An anti-ICE demonstration in New York City's Foley Square, January 30, 2026. Photo © Robert Rosen.
What good is it doing to be here? I asked myself as I stood in frigid weather with a few thousand other New Yorkers, in Foley Square, my toes and fingertips aching from the relentless cold.
I was at the January 30 anti-ICE demonstration, a show of solidarity with the people of Minneapolis whose city is under assault by a murderous and unaccountable federal goon squad, supposedly there to deport violent criminals who entered the country illegally. As most people with functioning eyes have figured out by now, that's not what ICE is doing. They've invaded Minneapolis to intimidate the people and the local government. They're there to demonstrate that the Trump Administration can do anything they like, including kill you.
Sooner or later, thousands more ICE agents will be coming to New York City.
So I told myself I was in Foley Square because the Trump Administration knows they're despised, that New Yorkers despise them more than most, and Trump and his lackeys fear people who stand up to them, as Minneapolitans have done and New Yorkers will do if necessary. The bigger the crowd, I told myself, the more they will fear us. I was just one more body in a mass of angry people.
I asked myself other questions, too: When ICE comes to New York, will I have the courage to do what the people of Minneapolis have done? Will I take out my phone and videotape a vicious, out-of-control police force abusing my neighbors, knowing that I can be arrested, beaten, killed and slandered as a domestic terrorist for exercising my First Amendment rights?

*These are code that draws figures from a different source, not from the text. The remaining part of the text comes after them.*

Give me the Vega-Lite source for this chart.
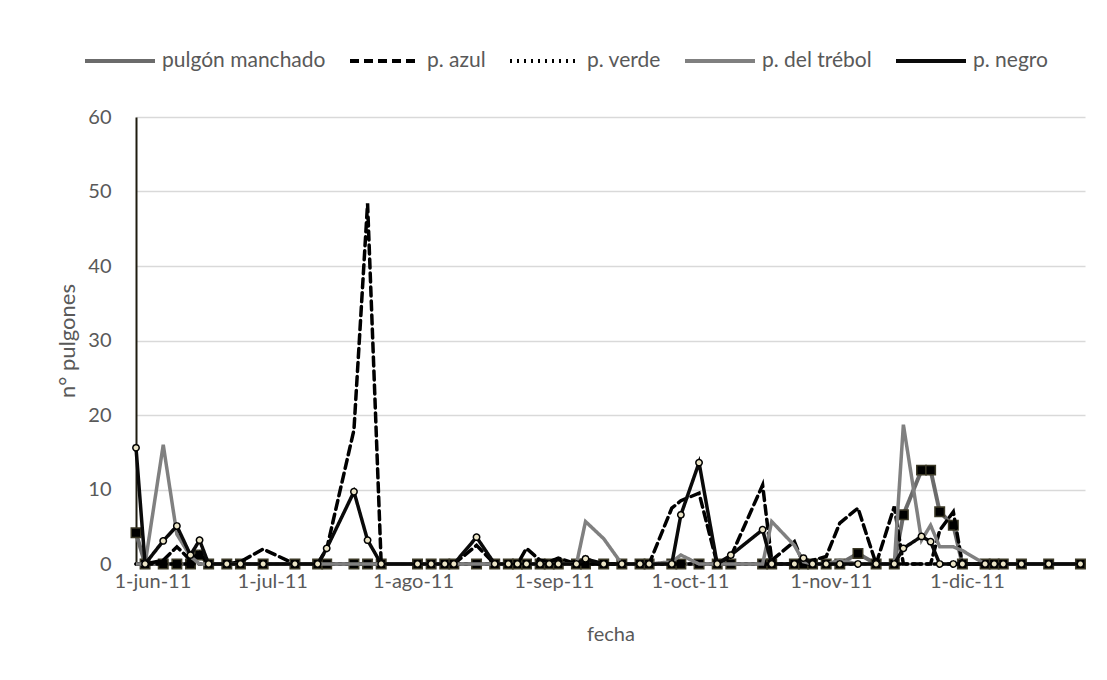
{
  "$schema": "https://vega.github.io/schema/vega-lite/v6.json",
  "width": 949,
  "height": 447,
  "autosize": {"type": "none"},
  "padding": {"left": 136, "top": 117, "right": 22, "bottom": 116},
  "background": "white",
  "config": {"view": {"stroke": null}, "font": "Lato"},
  "data": {"values": [
    {"f": "2011-06-01T00:00", "manchado": 4.2, "azul": 0, "verde": 0, "trebol": 0, "negro": 15.6},
    {"f": "2011-06-03T00:00", "manchado": 0, "azul": 0, "verde": 0, "trebol": 0, "negro": 0},
    {"f": "2011-06-07T00:00", "manchado": 0, "azul": 0.5, "verde": 0, "trebol": 16, "negro": 3.1},
    {"f": "2011-06-10T00:00", "manchado": 0, "azul": 2.3, "verde": 0, "trebol": 4, "negro": 5.1},
    {"f": "2011-06-13T00:00", "manchado": 0, "azul": 0.5, "verde": 0, "trebol": 1, "negro": 1.2},
    {"f": "2011-06-15T00:00", "manchado": 1.2, "azul": 1.5, "verde": 0, "trebol": 0, "negro": 3.2},
    {"f": "2011-06-17T00:00", "manchado": 0, "azul": 0, "verde": 0, "trebol": 0, "negro": 0},
    {"f": "2011-06-21T00:00", "manchado": 0, "azul": 0, "verde": 0, "trebol": 0, "negro": 0},
    {"f": "2011-06-24T00:00", "manchado": 0, "azul": 0.3, "verde": 0, "trebol": 0, "negro": 0},
    {"f": "2011-06-29T00:00", "manchado": 0, "azul": 2, "verde": 0, "trebol": 0, "negro": 0},
    {"f": "2011-07-06T00:00", "manchado": 0, "azul": 0, "verde": 0, "trebol": 0, "negro": 0},
    {"f": "2011-07-11T00:00", "manchado": 0, "azul": 0, "verde": 0, "trebol": 0, "negro": 0},
    {"f": "2011-07-13T00:00", "manchado": 0, "azul": 2, "verde": 0, "trebol": 0, "negro": 2.1},
    {"f": "2011-07-19T00:00", "manchado": 0, "azul": 18, "verde": 0, "trebol": 0, "negro": 9.7},
    {"f": "2011-07-22T00:00", "manchado": 0, "azul": 48.4, "verde": 0, "trebol": 0, "negro": 3.2},
    {"f": "2011-07-25T00:00", "manchado": 0, "azul": 0, "verde": 0, "trebol": 0, "negro": 0},
    {"f": "2011-08-02T00:00", "manchado": 0, "azul": 0, "verde": 0, "trebol": 0, "negro": 0},
    {"f": "2011-08-05T00:00", "manchado": 0, "azul": 0, "verde": 0, "trebol": 0, "negro": 0},
    {"f": "2011-08-08T00:00", "manchado": 0, "azul": 0, "verde": 0, "trebol": 0, "negro": 0},
    {"f": "2011-08-10T00:00", "manchado": 0, "azul": 0, "verde": 0, "trebol": 0, "negro": 0},
    {"f": "2011-08-15T00:00", "manchado": 0, "azul": 2.5, "verde": 0, "trebol": 0, "negro": 3.6},
    {"f": "2011-08-19T00:00", "manchado": 0, "azul": 0, "verde": 0, "trebol": 0, "negro": 0},
    {"f": "2011-08-22T00:00", "manchado": 0, "azul": 0, "verde": 0, "trebol": 0, "negro": 0},
    {"f": "2011-08-24T00:00", "manchado": 0, "azul": 0, "verde": 0, "trebol": 0, "negro": 0},
    {"f": "2011-08-26T00:00", "manchado": 0, "azul": 2.1, "verde": 0, "trebol": 0, "negro": 0},
    {"f": "2011-08-29T00:00", "manchado": 0, "azul": 0.5, "verde": 0, "trebol": 0, "negro": 0},
    {"f": "2011-08-31T00:00", "manchado": 0, "azul": 0.3, "verde": 0, "trebol": 0, "negro": 0},
    {"f": "2011-09-02T00:00", "manchado": 0, "azul": 0.8, "verde": 0, "trebol": 0, "negro": 0},
    {"f": "2011-09-06T00:00", "manchado": 0, "azul": 0, "verde": 0, "trebol": 0, "negro": 0},
    {"f": "2011-09-08T00:00", "manchado": 0, "azul": 0, "verde": 0, "trebol": 5.7, "negro": 0.7},
    {"f": "2011-09-12T00:00", "manchado": 0, "azul": 0, "verde": 0, "trebol": 3.4, "negro": 0},
    {"f": "2011-09-16T00:00", "manchado": 0, "azul": 0, "verde": 0, "trebol": 0, "negro": 0},
    {"f": "2011-09-20T00:00", "manchado": 0, "azul": 0, "verde": 0, "trebol": 0, "negro": 0},
    {"f": "2011-09-22T00:00", "manchado": 0, "azul": 0, "verde": 0, "trebol": 0, "negro": 0},
    {"f": "2011-09-27T00:00", "manchado": 0, "azul": 7.5, "verde": 0, "trebol": 0.3, "negro": 0},
    {"f": "2011-09-29T00:00", "manchado": 0, "azul": 8.5, "verde": 0, "trebol": 1.2, "negro": 6.6},
    {"f": "2011-10-03T00:00", "manchado": 0, "azul": 9.5, "verde": 0, "trebol": 0, "negro": 13.6},
    {"f": "2011-10-07T00:00", "manchado": 0, "azul": 0, "verde": 0, "trebol": 0, "negro": 0},
    {"f": "2011-10-10T00:00", "manchado": 0, "azul": 1, "verde": 0, "trebol": 0, "negro": 1.2},
    {"f": "2011-10-17T00:00", "manchado": 0, "azul": 10.6, "verde": 0, "trebol": 0, "negro": 4.6},
    {"f": "2011-10-19T00:00", "manchado": 0, "azul": 0.5, "verde": 0, "trebol": 5.7, "negro": 0},
    {"f": "2011-10-24T00:00", "manchado": 0, "azul": 3, "verde": 0, "trebol": 2.5, "negro": 0},
    {"f": "2011-10-26T00:00", "manchado": 0, "azul": 0, "verde": 0, "trebol": 0.3, "negro": 0.8},
    {"f": "2011-10-28T00:00", "manchado": 0, "azul": 0.5, "verde": 0, "trebol": 0, "negro": 0},
    {"f": "2011-10-31T00:00", "manchado": 0, "azul": 1, "verde": 0, "trebol": 0, "negro": 0},
    {"f": "2011-11-03T00:00", "manchado": 0, "azul": 5.5, "verde": 0, "trebol": 0.5, "negro": 0},
    {"f": "2011-11-07T00:00", "manchado": 1.4, "azul": 7.5, "verde": 0, "trebol": 0, "negro": 0},
    {"f": "2011-11-11T00:00", "manchado": 0, "azul": 0, "verde": 0, "trebol": 0, "negro": 0},
    {"f": "2011-11-15T00:00", "manchado": 0, "azul": 7.7, "verde": 0, "trebol": 0, "negro": 0},
    {"f": "2011-11-17T00:00", "manchado": 6.6, "azul": 0, "verde": 0, "trebol": 18.7, "negro": 2.1},
    {"f": "2011-11-21T00:00", "manchado": 12.6, "azul": 0, "verde": 0, "trebol": 3.2, "negro": 3.7},
    {"f": "2011-11-23T00:00", "manchado": 12.6, "azul": 0, "verde": 0, "trebol": 5.2, "negro": 3.0},
    {"f": "2011-11-25T00:00", "manchado": 7.0, "azul": 4.5, "verde": 0, "trebol": 2.3, "negro": 0},
    {"f": "2011-11-28T00:00", "manchado": 5.2, "azul": 7, "verde": 0, "trebol": 2.3, "negro": 0},
    {"f": "2011-11-30T00:00", "manchado": 0, "azul": 0, "verde": 0, "trebol": 1.8, "negro": 0},
    {"f": "2011-12-05T00:00", "manchado": 0, "azul": 0, "verde": 0, "trebol": 0, "negro": 0},
    {"f": "2011-12-07T00:00", "manchado": 0, "azul": 0, "verde": 0, "trebol": 0, "negro": 0},
    {"f": "2011-12-09T00:00", "manchado": 0, "azul": 0, "verde": 0, "trebol": 0, "negro": 0},
    {"f": "2011-12-13T00:00", "manchado": 0, "azul": 0, "verde": 0, "trebol": 0, "negro": 0},
    {"f": "2011-12-19T00:00", "manchado": 0, "azul": 0, "verde": 0, "trebol": 0, "negro": 0},
    {"f": "2011-12-26T00:00", "manchado": 0, "azul": 0, "verde": 0, "trebol": 0, "negro": 0}
  ]},
  "transform": [{"fold": ["manchado", "azul", "verde", "trebol", "negro"], "as": ["serie", "n"]}],
  "encoding": {
    "x": {
      "field": "f", "type": "temporal",
      "scale": {"domain": ["2011-06-01T00:00", "2011-12-27T00:00"]},
      "axis": {
        "title": "fecha", "grid": false, "ticks": false, "labelFlush": true, "labelFlushOffset": 22,
        "tickCount": {"interval": "month", "step": 1},
        "labelExpr": "date(datum.value) + '-' + ['ene','feb','mar','abr','may','jun','jul','ago','sep','oct','nov','dic'][month(datum.value)] + '-' + timeFormat(datum.value, '%y')",
        "domainColor": "#d9d9d9", "domainWidth": 1.5,
        "labelFont": "Lato", "labelFontSize": 20, "labelColor": "#595959", "labelPadding": 7,
        "titleFont": "Lato", "titleFontSize": 20, "titleFontWeight": "normal", "titleColor": "#595959", "titlePadding": 33
      }
    },
    "y": {
      "field": "n", "type": "quantitative",
      "scale": {"domain": [0, 60], "nice": false},
      "axis": {
        "title": "n° pulgones", "values": [0, 10, 20, 30, 40, 50, 60],
        "grid": true, "gridColor": "#d9d9d9", "gridWidth": 1.5, "ticks": false,
        "domain": true, "domainColor": "#1f1c10", "domainWidth": 2,
        "labelFont": "Lato", "labelFontSize": 20, "labelColor": "#595959", "labelPadding": 25,
        "titleFont": "Lato", "titleFontSize": 22, "titleFontWeight": "normal", "titleColor": "#595959", "titlePadding": 8
      }
    },
    "color": {
      "field": "serie", "type": "nominal",
      "scale": {"domain": ["manchado", "azul", "verde", "trebol", "negro"], "range": ["#6b6b6b", "#000000", "#000000", "#808080", "#0a0a0a"]},
      "legend": {
        "title": null, "orient": "none", "legendX": -53, "legendY": -93, "direction": "horizontal",
        "symbolType": "stroke", "symbolSize": 4900, "symbolStrokeWidth": 4, "labelLimit": 400,
        "labelFont": "Lato", "labelFontSize": 21, "labelColor": "#595959", "labelOffset": 5, "columnPadding": 16,
        "labelExpr": "{'manchado': 'pulgón manchado', 'azul': 'p. azul', 'verde': 'p. verde', 'trebol': 'p. del trébol', 'negro': 'p. negro'}[datum.label]"
      }
    },
    "strokeDash": {
      "field": "serie", "type": "nominal",
      "scale": {"domain": ["manchado", "azul", "verde", "trebol", "negro"], "range": [[1, 0], [9, 5], [2, 5], [1, 0], [1, 0]]},
      "legend": {
        "title": null, "orient": "none", "legendX": -53, "legendY": -93, "direction": "horizontal",
        "symbolType": "stroke", "symbolSize": 4900, "symbolStrokeWidth": 4, "labelLimit": 400,
        "labelFont": "Lato", "labelFontSize": 21, "labelColor": "#595959", "labelOffset": 5, "columnPadding": 16,
        "labelExpr": "{'manchado': 'pulgón manchado', 'azul': 'p. azul', 'verde': 'p. verde', 'trebol': 'p. del trébol', 'negro': 'p. negro'}[datum.label]"
      }
    }
  },
  "layer": [
    {"transform": [{"filter": "datum.serie === 'manchado'"}], "mark": {"type": "line", "strokeWidth": 4}},
    {"transform": [{"filter": "datum.serie === 'manchado'"}], "mark": {"type": "point", "shape": "square", "filled": true, "fill": "#000000", "stroke": "#3b3826", "strokeWidth": 1.5, "size": 90, "opacity": 1}, "encoding": {"color": {"value": "#000000"}, "strokeDash": {"value": [1, 0]}}},
    {"transform": [{"filter": "datum.serie === 'azul'"}], "mark": {"type": "line", "strokeWidth": 3.5, "strokeCap": "round"}},
    {"transform": [{"filter": "datum.serie === 'verde'"}], "mark": {"type": "line", "strokeWidth": 3.5, "strokeCap": "round"}},
    {"transform": [{"filter": "datum.serie === 'trebol'"}], "mark": {"type": "line", "strokeWidth": 3.5}},
    {"transform": [{"filter": "datum.serie === 'negro'"}], "mark": {"type": "line", "strokeWidth": 3.5}},
    {"transform": [{"filter": "datum.serie === 'negro'"}], "mark": {"type": "point", "shape": "circle", "filled": true, "fill": "#ebe4c6", "stroke": "#000000", "strokeWidth": 1.5, "size": 40, "opacity": 1}, "encoding": {"color": {"value": "#000000"}, "strokeDash": {"value": [1, 0]}}}
  ]
}
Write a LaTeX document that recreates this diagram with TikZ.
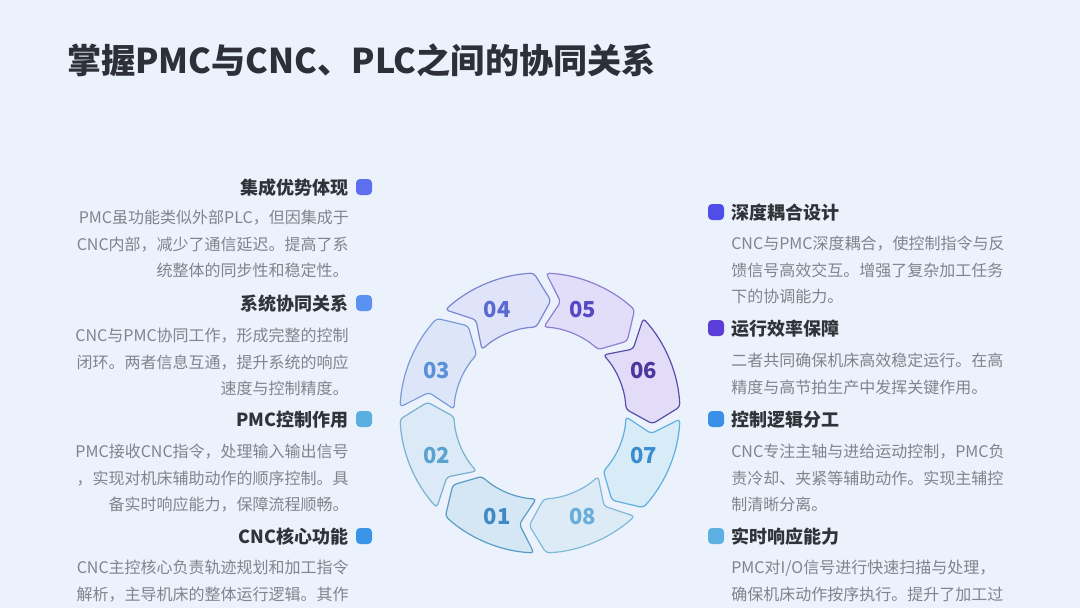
\documentclass[tikz,border=0pt]{standalone}
\usepackage{fontspec}
\setmainfont{Noto Sans CJK SC}
\usepackage{xcolor}
\usetikzlibrary{calc}
\definecolor{bgc}{HTML}{EBF2FC}
\definecolor{titlec}{HTML}{2D3038}
\definecolor{headc}{HTML}{303338}
\definecolor{bodyc}{HTML}{80848C}
% ring colours: fill, draw, text
\definecolor{f01}{HTML}{D5E7F5}\definecolor{d01}{HTML}{5B9CC4}\definecolor{t01}{HTML}{3F8AC4}
\definecolor{f02}{HTML}{DBEAF6}\definecolor{d02}{HTML}{7AB0D0}\definecolor{t02}{HTML}{5AA2D0}
\definecolor{f03}{HTML}{DCE6F8}\definecolor{d03}{HTML}{7A9AD8}\definecolor{t03}{HTML}{5A90D8}
\definecolor{f04}{HTML}{DFE4FA}\definecolor{d04}{HTML}{7A86D0}\definecolor{t04}{HTML}{5A6AD0}
\definecolor{f05}{HTML}{E2DEFA}\definecolor{d05}{HTML}{8A80D0}\definecolor{t05}{HTML}{5548C0}
\definecolor{f06}{HTML}{E2DCF8}\definecolor{d06}{HTML}{5A4EA8}\definecolor{t06}{HTML}{4A38A0}
\definecolor{f07}{HTML}{D8ECF8}\definecolor{d07}{HTML}{60AEE0}\definecolor{t07}{HTML}{3A8ED0}
\definecolor{f08}{HTML}{DCEBF6}\definecolor{d08}{HTML}{80B8D8}\definecolor{t08}{HTML}{6AACD8}

\begin{document}
\begin{tikzpicture}[x=0.75pt,y=-0.75pt]
\tikzstyle{sq}=[rounded corners=3pt,minimum size=12pt,inner sep=0pt]
\tikzstyle{head}=[font=\bfseries\fontsize{13.5}{16}\selectfont,text=headc,inner sep=0pt]
\tikzstyle{body}=[font=\fontsize{12}{19.9}\selectfont,text=bodyc,inner sep=0pt]
\tikzstyle{num}=[font=\bfseries\fontsize{16.5}{18}\selectfont,inner sep=0pt]
\tikzstyle{segm}=[line width=0.9pt,rounded corners=2.5pt]

\fill[bgc] (0,0) rectangle (1080,608);
\useasboundingbox (0,0) rectangle (1080,608);

\node[font=\bfseries\fontsize{25.6}{30}\selectfont,text=titlec,anchor=west,inner sep=0pt] (title) at (67,60) {掌握PMC与CNC、PLC之间的协同关系};

% ring
\coordinate (c) at (540,413);
\def\seg#1#2{%
\filldraw[segm,fill=f#2,draw=d#2] ($(c)+(#1-20:140)$) arc[start angle=#1-20,end angle=#1+20,radius=140]
 -- ($(c)+(#1+28:113)$) -- ($(c)+(#1+20:86)$) arc[start angle=#1+20,end angle=#1-20,radius=86]
 -- ($(c)+(#1-12:113)$) -- cycle;
\node[num,text=t#2] (s#2) at ($(c)+(#1:112)$) {#2};
}
\seg{112.5}{01}
\seg{157.5}{02}
\seg{202.5}{03}
\seg{247.5}{04}
\seg{292.5}{05}
\seg{337.5}{06}
\seg{22.5}{07}
\seg{67.5}{08}

% left
\node[sq,fill={rgb,255:red,93;green,111;blue,240}] (q1) at (364,187) {};
\node[head,anchor=east] (h1) at (349,188) {集成优势体现};
\node[body,anchor=north east,align=right] (b1) at (349,210) {PMC虽功能类似外部PLC，但因集成于\\CNC内部，减少了通信延迟。提高了系\\统整体的同步性和稳定性。};

\node[sq,fill={rgb,255:red,91;green,146;blue,242}] (q2) at (364,303) {};
\node[head,anchor=east] (h2) at (349,304) {系统协同关系};
\node[body,anchor=north east,align=right] (b2) at (349,328) {CNC与PMC协同工作，形成完整的控制\\闭环。两者信息互通，提升系统的响应\\速度与控制精度。};

\node[sq,fill={rgb,255:red,90;green,174;blue,224}] (q3) at (364,419) {};
\node[head,anchor=east] (h3) at (349,420) {PMC控制作用};
\node[body,anchor=north east,align=right] (b3) at (349,444) {PMC接收CNC指令，处理输入输出信号\\，实现对机床辅助动作的顺序控制。具\\备实时响应能力，保障流程顺畅。};

\node[sq,fill={rgb,255:red,58;green,149;blue,230}] (q4) at (364,536) {};
\node[head,anchor=east] (h4) at (349,537) {CNC核心功能};
\node[body,anchor=north east,align=right] (b4) at (349,560) {CNC主控核心负责轨迹规划和加工指令\\解析，主导机床的整体运行逻辑。其作};

% right
\node[sq,fill={rgb,255:red,79;green,78;blue,232}] (q5) at (716,212) {};
\node[head,anchor=west] (h5) at (731,213) {深度耦合设计};
\node[body,anchor=north west,align=left] (b5) at (731,236) {CNC与PMC深度耦合，使控制指令与反\\馈信号高效交互。增强了复杂加工任务\\下的协调能力。};

\node[sq,fill={rgb,255:red,91;green,63;blue,216}] (q6) at (716,328) {};
\node[head,anchor=west] (h6) at (731,329) {运行效率保障};
\node[body,anchor=north west,align=left] (b6) at (731,353) {二者共同确保机床高效稳定运行。在高\\精度与高节拍生产中发挥关键作用。};

\node[sq,fill={rgb,255:red,58;green,143;blue,230}] (q7) at (716,419) {};
\node[head,anchor=west] (h7) at (731,420) {控制逻辑分工};
\node[body,anchor=north west,align=left] (b7) at (731,444) {CNC专注主轴与进给运动控制，PMC负\\责冷却、夹紧等辅助动作。实现主辅控\\制清晰分离。};

\node[sq,fill={rgb,255:red,90;green,176;blue,224}] (q8) at (716,536) {};
\node[head,anchor=west] (h8) at (731,537) {实时响应能力};
\node[body,anchor=north west,align=left] (b8) at (731,560) {PMC对I/O信号进行快速扫描与处理，\\确保机床动作按序执行。提升了加工过};
\end{tikzpicture}
\end{document}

I'm afraid I'll find out soon enough. A street near my apartment building is a gathering spot for bicycle deliverymen, all of whom appear to be Latin American immigrants. They work for the multitude of local restaurants, and they're there all day, in all kinds of weather. And the restaurants themselves, 10 within a one-block radius, are largely staffed by immigrants—cooks, bus boys, waiters, bartenders. Like all of New York City, my neighborhood is a target-rich environment for ICE.
I don't want to live in a police state. That much I know for sure. So I've been reading up on how to film ICE and found an article in Wired magazine that offers some common sense advice.
There's one other thing I know for sure. The next three years are going to be very difficult, no matter what happens next.